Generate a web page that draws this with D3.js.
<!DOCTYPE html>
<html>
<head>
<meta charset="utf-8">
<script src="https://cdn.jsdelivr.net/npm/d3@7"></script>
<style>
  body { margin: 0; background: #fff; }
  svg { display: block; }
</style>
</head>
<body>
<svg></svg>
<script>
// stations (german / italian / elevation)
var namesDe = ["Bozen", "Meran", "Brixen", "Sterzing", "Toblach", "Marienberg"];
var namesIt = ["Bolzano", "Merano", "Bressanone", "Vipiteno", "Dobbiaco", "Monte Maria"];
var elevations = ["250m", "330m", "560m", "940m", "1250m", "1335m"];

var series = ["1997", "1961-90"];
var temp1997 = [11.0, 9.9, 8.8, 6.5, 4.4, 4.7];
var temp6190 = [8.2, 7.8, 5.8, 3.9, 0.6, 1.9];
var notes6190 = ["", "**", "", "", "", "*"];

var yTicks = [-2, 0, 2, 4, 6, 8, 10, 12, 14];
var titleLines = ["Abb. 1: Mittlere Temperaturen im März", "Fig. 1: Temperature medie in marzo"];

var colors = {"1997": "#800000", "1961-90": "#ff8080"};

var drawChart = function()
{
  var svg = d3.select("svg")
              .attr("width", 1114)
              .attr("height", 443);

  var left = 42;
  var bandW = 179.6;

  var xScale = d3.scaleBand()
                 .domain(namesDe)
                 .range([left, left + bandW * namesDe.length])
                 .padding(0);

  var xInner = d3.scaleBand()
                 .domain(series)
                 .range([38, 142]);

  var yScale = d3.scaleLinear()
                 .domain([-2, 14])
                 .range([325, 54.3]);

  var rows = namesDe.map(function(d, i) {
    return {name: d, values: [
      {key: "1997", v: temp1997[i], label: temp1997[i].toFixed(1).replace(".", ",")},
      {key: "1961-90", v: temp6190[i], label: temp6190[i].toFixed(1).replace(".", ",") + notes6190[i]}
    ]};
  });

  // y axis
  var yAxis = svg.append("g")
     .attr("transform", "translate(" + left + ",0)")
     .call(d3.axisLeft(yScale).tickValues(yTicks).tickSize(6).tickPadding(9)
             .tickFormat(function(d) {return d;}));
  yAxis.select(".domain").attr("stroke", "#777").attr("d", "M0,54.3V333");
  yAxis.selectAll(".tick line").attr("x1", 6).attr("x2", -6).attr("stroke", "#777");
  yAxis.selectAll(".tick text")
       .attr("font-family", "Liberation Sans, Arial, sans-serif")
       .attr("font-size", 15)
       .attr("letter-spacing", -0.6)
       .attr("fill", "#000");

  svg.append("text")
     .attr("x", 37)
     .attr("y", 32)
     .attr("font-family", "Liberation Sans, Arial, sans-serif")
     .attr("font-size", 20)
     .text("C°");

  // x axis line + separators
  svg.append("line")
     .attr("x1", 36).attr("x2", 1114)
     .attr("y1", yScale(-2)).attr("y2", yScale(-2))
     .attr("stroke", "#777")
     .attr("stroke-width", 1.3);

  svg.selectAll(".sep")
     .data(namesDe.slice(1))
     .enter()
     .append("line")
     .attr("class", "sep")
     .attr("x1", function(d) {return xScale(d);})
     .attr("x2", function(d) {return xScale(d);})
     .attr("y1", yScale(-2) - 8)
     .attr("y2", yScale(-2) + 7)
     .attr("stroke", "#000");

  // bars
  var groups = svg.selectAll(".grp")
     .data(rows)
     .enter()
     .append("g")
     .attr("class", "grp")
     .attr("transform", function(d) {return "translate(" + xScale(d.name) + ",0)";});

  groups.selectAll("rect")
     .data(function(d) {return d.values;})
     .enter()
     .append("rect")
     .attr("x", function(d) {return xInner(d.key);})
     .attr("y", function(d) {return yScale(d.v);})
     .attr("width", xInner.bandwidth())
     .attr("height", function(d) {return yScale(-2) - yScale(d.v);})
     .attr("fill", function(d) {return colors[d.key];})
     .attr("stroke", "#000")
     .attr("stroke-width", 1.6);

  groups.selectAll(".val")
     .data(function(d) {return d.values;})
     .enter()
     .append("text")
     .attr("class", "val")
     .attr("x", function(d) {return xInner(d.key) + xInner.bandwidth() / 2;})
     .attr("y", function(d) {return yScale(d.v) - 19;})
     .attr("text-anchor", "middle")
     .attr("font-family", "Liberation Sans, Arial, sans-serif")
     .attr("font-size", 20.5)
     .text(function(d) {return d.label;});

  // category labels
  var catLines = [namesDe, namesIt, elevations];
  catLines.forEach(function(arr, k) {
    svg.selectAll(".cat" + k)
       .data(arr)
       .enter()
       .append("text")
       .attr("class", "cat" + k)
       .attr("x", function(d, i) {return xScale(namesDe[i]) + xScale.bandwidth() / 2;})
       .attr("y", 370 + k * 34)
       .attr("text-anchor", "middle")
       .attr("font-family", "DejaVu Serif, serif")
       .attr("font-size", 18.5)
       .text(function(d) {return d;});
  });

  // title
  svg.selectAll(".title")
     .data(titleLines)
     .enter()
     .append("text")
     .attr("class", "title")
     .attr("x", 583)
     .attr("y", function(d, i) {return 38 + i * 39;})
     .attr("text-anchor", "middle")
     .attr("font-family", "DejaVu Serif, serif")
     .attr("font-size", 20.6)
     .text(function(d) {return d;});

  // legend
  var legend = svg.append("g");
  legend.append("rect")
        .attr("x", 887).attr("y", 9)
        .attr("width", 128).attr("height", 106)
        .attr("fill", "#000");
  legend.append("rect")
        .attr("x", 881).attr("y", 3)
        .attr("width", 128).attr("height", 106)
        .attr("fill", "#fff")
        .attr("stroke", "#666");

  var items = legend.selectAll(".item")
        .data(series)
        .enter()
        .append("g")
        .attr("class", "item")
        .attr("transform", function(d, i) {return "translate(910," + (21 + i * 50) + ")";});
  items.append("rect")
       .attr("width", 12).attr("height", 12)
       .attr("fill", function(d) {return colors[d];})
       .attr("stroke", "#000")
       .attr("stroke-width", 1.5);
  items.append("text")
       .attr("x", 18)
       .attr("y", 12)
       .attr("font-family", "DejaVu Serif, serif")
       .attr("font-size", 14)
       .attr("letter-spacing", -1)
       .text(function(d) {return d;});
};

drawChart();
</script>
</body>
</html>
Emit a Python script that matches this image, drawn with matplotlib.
________
▸ Required work: Return each line of the data that contains the string "this".

▸ Finished exercise:
Generate a web page that draws this with D3.js.
Emit a Python script that matches this image, drawn with matplotlib.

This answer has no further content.